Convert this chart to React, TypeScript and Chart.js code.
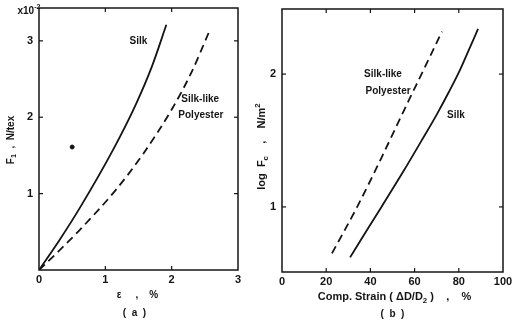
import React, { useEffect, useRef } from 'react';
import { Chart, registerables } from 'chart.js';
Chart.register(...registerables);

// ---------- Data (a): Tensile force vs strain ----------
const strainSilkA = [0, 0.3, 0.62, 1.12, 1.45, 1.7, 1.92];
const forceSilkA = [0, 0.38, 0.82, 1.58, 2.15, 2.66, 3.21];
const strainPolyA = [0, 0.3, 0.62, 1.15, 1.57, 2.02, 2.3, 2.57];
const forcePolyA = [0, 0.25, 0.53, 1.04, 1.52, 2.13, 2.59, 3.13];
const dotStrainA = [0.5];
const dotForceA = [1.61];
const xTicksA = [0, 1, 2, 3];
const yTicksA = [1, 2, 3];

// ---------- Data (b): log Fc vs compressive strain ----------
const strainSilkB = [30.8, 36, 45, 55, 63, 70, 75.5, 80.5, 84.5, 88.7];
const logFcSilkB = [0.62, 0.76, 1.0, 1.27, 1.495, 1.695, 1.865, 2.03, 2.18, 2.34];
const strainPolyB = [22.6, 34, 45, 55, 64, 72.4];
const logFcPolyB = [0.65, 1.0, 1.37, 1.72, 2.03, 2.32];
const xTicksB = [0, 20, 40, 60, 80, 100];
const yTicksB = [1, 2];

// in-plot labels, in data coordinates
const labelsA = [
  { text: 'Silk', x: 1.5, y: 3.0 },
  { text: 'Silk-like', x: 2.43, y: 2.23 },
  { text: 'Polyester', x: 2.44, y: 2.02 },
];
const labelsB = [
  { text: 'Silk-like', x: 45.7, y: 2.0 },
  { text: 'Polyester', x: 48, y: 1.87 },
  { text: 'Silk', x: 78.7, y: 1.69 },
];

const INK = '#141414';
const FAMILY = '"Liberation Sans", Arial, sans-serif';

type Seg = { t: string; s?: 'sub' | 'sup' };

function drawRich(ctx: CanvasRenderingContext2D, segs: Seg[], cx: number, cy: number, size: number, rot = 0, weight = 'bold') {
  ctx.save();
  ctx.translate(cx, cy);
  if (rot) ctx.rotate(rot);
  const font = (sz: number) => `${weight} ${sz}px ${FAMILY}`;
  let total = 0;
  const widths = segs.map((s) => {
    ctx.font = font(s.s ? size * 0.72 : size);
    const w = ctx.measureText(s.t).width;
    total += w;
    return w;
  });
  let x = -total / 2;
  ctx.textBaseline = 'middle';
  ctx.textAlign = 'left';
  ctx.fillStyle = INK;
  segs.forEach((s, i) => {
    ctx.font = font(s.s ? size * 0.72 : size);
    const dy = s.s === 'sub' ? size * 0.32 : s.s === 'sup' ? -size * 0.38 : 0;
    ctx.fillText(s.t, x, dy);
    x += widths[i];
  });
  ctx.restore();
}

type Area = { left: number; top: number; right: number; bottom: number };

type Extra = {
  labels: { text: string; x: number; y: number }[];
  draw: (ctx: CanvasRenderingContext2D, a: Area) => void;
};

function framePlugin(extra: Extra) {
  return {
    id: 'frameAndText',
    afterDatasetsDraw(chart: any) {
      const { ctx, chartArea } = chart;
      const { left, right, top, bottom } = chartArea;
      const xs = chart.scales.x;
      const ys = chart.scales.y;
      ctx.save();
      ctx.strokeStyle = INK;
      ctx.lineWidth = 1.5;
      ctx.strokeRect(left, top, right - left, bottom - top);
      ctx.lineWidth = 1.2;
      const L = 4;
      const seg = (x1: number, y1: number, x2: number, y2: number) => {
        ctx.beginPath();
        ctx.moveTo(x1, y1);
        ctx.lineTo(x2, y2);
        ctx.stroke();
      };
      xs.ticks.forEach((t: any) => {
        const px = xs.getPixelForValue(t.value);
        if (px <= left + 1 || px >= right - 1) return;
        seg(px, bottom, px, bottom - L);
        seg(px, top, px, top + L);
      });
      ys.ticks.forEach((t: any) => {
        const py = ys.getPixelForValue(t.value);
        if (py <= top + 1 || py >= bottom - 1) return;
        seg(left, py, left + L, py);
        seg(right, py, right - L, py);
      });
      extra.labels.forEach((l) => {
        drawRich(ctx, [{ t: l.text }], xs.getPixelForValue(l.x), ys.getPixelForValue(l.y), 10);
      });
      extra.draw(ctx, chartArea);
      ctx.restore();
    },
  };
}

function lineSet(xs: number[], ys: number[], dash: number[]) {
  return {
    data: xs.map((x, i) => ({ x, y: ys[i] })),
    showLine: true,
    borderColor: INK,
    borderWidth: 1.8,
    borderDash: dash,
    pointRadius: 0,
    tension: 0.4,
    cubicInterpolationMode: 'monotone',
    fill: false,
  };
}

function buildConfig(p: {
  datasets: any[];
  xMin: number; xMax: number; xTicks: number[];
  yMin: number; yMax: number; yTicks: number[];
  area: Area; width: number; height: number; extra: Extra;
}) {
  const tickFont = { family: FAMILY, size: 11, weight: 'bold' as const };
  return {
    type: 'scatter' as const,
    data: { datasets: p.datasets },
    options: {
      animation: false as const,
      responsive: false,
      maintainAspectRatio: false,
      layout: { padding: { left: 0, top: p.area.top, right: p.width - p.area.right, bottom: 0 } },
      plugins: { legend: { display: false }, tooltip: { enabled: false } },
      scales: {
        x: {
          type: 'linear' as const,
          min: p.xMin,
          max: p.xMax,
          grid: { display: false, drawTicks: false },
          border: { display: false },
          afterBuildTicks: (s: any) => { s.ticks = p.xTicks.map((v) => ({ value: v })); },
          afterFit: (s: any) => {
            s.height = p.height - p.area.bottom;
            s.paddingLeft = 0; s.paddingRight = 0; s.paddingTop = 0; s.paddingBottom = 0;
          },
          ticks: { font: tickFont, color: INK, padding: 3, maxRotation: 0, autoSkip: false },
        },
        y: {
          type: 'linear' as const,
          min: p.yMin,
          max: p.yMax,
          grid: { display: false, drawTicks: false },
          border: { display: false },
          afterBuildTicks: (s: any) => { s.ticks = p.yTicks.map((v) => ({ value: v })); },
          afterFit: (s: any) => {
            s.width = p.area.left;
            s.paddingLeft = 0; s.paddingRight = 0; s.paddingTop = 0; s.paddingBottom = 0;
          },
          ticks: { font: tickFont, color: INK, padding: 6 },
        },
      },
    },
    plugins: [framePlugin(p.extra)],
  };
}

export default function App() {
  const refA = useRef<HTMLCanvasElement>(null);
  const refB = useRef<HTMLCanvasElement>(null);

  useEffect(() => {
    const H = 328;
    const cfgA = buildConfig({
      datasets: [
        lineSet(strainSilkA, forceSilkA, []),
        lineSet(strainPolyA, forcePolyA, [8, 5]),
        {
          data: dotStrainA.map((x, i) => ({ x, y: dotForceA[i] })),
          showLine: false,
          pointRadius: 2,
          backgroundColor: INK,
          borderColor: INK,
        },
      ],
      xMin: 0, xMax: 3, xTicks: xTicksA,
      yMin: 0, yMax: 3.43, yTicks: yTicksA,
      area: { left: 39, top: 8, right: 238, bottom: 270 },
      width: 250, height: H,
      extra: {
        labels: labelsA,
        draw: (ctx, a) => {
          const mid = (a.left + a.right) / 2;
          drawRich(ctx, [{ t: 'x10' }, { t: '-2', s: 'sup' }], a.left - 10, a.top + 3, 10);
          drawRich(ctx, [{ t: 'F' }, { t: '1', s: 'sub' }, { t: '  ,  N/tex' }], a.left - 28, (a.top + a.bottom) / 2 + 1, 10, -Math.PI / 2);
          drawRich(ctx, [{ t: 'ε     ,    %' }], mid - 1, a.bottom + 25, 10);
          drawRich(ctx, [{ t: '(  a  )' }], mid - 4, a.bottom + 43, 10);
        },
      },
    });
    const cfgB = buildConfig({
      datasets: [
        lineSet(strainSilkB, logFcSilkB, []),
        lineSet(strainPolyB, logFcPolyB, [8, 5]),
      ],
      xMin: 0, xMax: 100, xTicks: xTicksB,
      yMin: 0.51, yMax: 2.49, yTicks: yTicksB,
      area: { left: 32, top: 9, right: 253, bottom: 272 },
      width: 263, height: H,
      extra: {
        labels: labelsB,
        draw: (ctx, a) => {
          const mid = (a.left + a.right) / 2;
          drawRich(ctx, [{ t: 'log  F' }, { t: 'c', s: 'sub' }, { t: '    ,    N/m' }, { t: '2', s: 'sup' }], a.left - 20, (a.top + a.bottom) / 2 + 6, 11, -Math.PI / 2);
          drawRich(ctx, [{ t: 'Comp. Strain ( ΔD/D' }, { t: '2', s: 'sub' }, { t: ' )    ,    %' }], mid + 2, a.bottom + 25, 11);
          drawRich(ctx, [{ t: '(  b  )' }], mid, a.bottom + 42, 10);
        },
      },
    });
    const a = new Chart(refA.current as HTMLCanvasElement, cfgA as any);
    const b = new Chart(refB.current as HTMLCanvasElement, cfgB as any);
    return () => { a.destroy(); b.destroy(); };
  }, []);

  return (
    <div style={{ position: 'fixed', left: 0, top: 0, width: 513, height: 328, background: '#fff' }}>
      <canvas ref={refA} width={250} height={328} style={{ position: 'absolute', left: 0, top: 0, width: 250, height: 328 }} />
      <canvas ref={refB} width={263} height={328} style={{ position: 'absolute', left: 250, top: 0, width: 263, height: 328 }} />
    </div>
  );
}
+-------+
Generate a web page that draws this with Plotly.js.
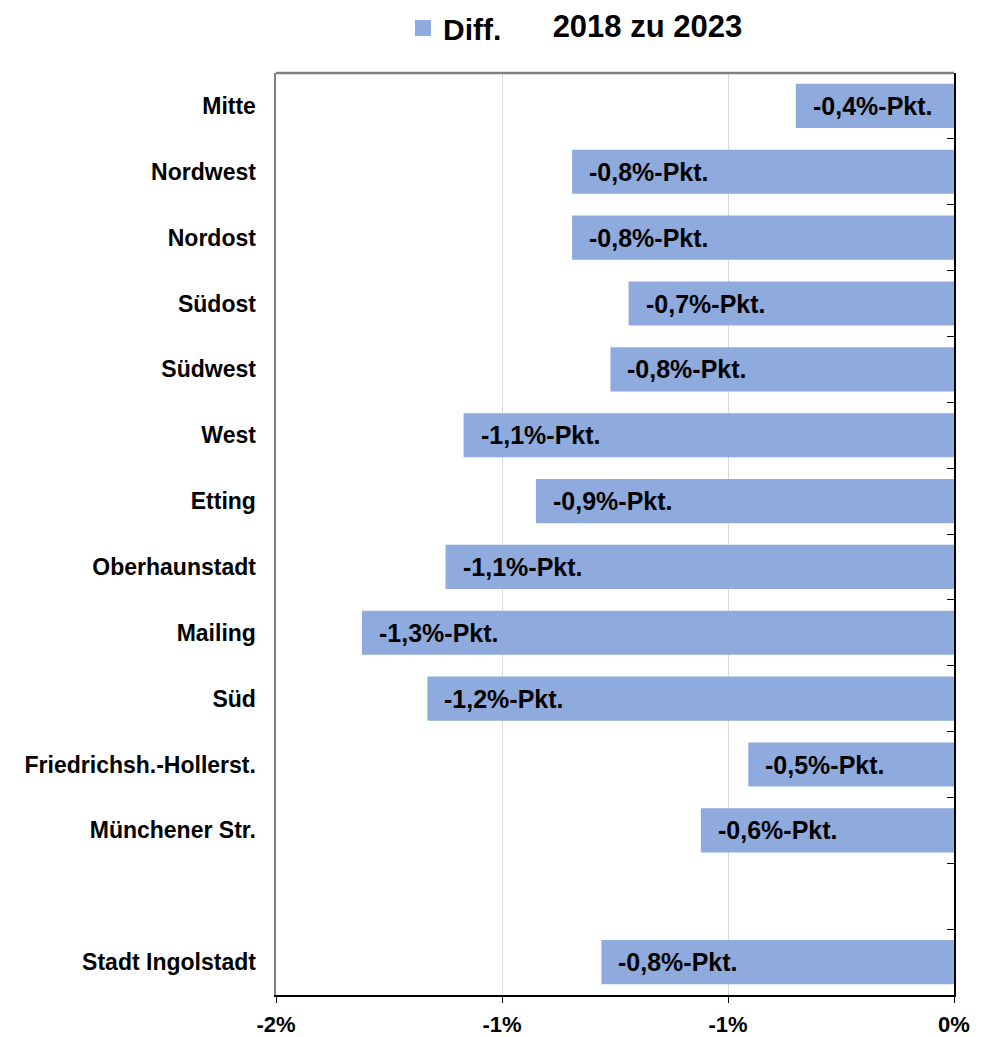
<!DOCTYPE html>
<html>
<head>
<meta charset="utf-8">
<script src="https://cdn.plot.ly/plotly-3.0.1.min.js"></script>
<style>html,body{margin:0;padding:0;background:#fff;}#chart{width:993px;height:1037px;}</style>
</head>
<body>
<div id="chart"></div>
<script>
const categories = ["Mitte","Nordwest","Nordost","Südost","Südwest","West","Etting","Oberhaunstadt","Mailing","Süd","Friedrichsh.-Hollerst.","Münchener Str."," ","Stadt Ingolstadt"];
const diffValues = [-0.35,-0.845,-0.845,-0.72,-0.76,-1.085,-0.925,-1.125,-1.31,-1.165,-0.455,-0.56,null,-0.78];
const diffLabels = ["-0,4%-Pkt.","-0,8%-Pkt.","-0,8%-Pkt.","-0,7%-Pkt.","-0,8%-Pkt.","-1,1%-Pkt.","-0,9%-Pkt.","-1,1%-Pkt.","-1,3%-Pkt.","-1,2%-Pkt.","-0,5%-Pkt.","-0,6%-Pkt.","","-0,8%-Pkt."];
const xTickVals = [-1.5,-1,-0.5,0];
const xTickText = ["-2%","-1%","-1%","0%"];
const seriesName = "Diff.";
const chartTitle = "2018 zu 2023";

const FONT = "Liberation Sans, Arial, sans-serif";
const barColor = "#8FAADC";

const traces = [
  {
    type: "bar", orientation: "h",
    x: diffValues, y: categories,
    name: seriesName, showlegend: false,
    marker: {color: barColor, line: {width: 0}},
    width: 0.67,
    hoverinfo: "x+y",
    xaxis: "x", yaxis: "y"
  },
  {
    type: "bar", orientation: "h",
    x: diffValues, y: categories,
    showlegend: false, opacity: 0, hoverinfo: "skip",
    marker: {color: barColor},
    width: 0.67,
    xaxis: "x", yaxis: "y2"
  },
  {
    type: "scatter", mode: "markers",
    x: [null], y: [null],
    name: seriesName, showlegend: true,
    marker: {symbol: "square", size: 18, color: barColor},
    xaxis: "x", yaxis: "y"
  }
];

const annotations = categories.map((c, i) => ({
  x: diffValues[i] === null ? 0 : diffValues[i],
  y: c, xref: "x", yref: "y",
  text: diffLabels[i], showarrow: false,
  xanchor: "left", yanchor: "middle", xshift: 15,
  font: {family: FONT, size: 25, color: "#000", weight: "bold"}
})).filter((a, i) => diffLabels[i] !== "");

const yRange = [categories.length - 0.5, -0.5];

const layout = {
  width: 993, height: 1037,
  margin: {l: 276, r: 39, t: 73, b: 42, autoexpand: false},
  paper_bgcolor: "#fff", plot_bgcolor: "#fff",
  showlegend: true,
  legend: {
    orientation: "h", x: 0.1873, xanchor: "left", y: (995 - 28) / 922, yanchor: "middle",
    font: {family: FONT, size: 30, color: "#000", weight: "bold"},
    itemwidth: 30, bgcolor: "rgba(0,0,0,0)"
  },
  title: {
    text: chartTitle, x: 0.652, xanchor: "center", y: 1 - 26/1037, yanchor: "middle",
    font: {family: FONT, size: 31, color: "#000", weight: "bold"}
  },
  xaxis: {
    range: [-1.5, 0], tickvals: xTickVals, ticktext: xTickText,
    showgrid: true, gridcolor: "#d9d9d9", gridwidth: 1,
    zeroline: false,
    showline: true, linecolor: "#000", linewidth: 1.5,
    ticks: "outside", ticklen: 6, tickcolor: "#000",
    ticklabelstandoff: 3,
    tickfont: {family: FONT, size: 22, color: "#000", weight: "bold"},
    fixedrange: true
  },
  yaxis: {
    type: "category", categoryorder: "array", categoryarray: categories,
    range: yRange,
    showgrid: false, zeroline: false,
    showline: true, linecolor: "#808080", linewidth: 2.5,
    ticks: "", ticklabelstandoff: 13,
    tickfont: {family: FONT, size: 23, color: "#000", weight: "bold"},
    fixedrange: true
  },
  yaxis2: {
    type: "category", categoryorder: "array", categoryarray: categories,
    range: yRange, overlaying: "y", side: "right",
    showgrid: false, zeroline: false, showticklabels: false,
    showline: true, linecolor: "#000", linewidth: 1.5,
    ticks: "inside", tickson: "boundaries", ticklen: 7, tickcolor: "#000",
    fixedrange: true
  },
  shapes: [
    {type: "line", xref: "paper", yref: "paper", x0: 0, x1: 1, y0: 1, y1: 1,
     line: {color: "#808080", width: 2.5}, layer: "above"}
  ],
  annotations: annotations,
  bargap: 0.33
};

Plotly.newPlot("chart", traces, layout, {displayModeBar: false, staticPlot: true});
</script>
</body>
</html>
+-------+
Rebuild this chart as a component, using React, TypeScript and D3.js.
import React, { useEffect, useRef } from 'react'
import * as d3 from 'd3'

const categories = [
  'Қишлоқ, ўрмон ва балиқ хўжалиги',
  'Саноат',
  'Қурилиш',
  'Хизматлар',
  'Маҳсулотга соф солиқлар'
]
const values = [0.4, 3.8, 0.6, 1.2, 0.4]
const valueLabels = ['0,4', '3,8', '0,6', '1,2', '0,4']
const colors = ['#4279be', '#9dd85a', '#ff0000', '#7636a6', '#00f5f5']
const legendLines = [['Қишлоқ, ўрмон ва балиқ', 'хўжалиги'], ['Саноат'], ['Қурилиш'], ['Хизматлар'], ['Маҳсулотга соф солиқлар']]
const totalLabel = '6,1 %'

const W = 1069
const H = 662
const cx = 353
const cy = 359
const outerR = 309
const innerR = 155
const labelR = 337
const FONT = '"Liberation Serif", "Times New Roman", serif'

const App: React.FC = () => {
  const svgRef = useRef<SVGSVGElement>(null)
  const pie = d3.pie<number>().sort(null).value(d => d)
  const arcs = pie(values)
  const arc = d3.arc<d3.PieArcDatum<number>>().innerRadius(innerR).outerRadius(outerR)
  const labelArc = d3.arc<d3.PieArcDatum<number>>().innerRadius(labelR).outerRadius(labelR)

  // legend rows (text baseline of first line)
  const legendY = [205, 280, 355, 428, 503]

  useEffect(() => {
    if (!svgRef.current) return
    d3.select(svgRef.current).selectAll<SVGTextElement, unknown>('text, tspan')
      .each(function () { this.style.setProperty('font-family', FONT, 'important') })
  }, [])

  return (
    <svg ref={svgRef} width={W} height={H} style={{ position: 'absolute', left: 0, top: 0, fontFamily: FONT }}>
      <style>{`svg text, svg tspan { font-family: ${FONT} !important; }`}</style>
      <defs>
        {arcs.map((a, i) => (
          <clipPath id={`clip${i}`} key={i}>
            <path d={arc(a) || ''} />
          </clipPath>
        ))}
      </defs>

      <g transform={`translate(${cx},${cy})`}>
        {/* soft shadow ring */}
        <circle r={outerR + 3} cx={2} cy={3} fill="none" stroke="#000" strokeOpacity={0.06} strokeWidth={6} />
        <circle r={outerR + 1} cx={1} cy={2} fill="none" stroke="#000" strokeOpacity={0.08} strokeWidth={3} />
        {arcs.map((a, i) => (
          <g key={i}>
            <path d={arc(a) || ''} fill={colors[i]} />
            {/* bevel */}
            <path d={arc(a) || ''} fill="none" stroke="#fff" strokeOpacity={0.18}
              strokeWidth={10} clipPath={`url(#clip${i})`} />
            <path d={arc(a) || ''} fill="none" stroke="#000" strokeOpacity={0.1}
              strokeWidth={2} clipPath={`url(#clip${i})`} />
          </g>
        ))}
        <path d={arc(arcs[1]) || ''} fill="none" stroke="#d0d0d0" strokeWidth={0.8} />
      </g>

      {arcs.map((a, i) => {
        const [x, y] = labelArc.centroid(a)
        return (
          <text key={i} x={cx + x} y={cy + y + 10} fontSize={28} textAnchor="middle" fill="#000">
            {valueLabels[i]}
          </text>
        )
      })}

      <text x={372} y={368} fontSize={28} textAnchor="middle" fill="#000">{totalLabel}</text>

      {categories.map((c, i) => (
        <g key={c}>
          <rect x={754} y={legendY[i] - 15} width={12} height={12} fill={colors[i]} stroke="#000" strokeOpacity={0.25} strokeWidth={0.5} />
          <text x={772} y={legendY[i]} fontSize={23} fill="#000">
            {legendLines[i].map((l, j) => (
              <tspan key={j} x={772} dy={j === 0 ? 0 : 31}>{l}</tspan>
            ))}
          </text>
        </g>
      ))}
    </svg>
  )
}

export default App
+-------+
__Written exercise__: Find the word "this" in the data and show each line that holds it.

__Correct response__:
Convert this chart to React, TypeScript and Chart.js code.
Generate a web page that draws this with Plotly.js.
Rebuild this chart as a component, using React, TypeScript and D3.js.
      .each(function () { this.style.setProperty('font-family', FONT, 'important') })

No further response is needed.